VELVET: SOFTENING THE RULES

Byline: Kathleen Nicholson

NEW YORK — Velvet has become a fabric for all seasons. Karl Lagerfeld showed warm-weather velvets on his spring ’95 runway for Chanel, and other designers, including Donna Karan and Martine Sitbon, embraced it a year later.
So, have we seen enough?
Apparently not. Fabric mills report a continued interest in the fabric, with new fall versions ranging from crinkle to printed to frosted looks.
“Velvet is very cyclical, and we’re on an upswing right now with it,” says Ellen Baumgarten, creative director for Majestic Mills. “It’s much more of a year-round fabric now. For fall, the news is in surface interest, new finishes that can be applied to velvet: metallic, frosted or flocked. Panne and stretch will also continue to be important, and, in terms of color, black is back.”
Frosty and panne velvets are also important looks for J.B. Martin, which supplies such designers as Donna Karan, Nicole Miller and Karen Kane.

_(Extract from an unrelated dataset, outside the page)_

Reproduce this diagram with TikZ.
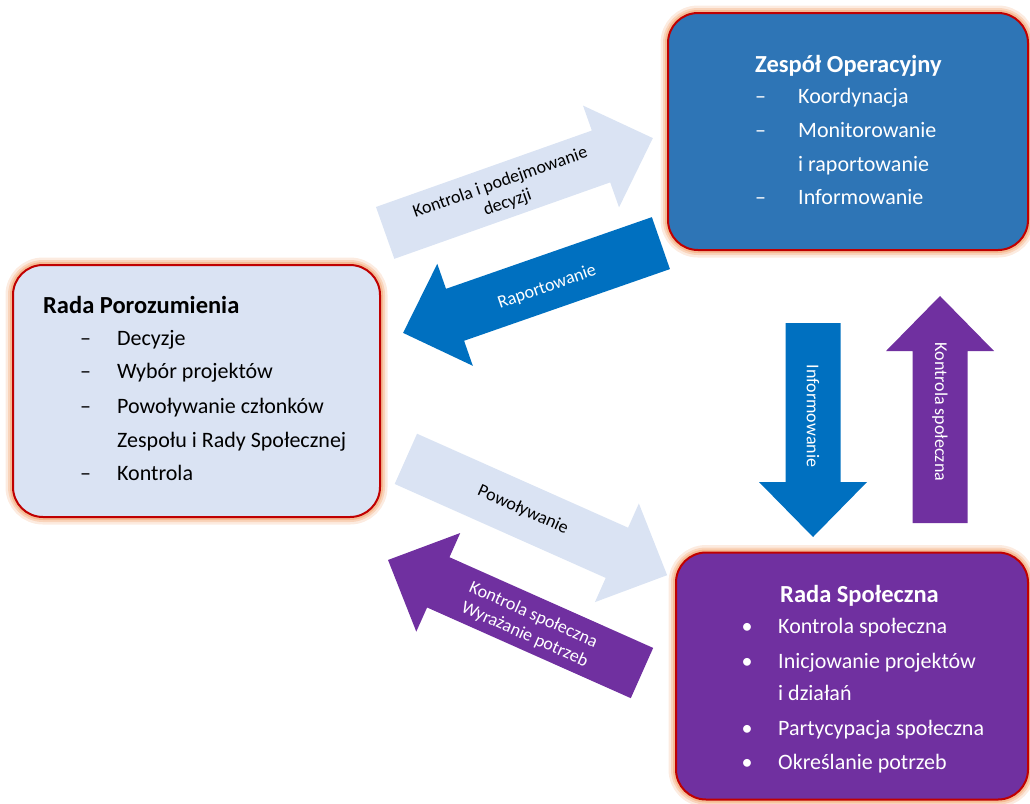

According to Christina Bifano, director of fashion, dress designers have favored pleated, frosted and panne velvets, while sportswear houses are buying velvets with menswear-inspired prints, like herringbone, houndstooth, paisley and foulard.
“Animals are still in,” adds Bifano, “but I think they will be cleaner and less obvious.”
According to Carolyn Ricci, fashion director for A. Wimpfheimer Velvets, embossed velvet is the next big thing. “[It] gives the velvet a three-dimensional look,” she says, adding that the mill offers the fabric in floral, geometric and animal patterns, some with an iridescent base.
An early look at fall shows that designers at all price levels are in fact still smitten with the lush fabric. Oscar de la Renta designed his own cut-velvet patterns for his Oscar line. At Rena Lange, there are crinkle velvet jackets and dresses, Steven Stolman offers argyle-patterned burnout velvet looks and David Warren is showing corded velvet dresses.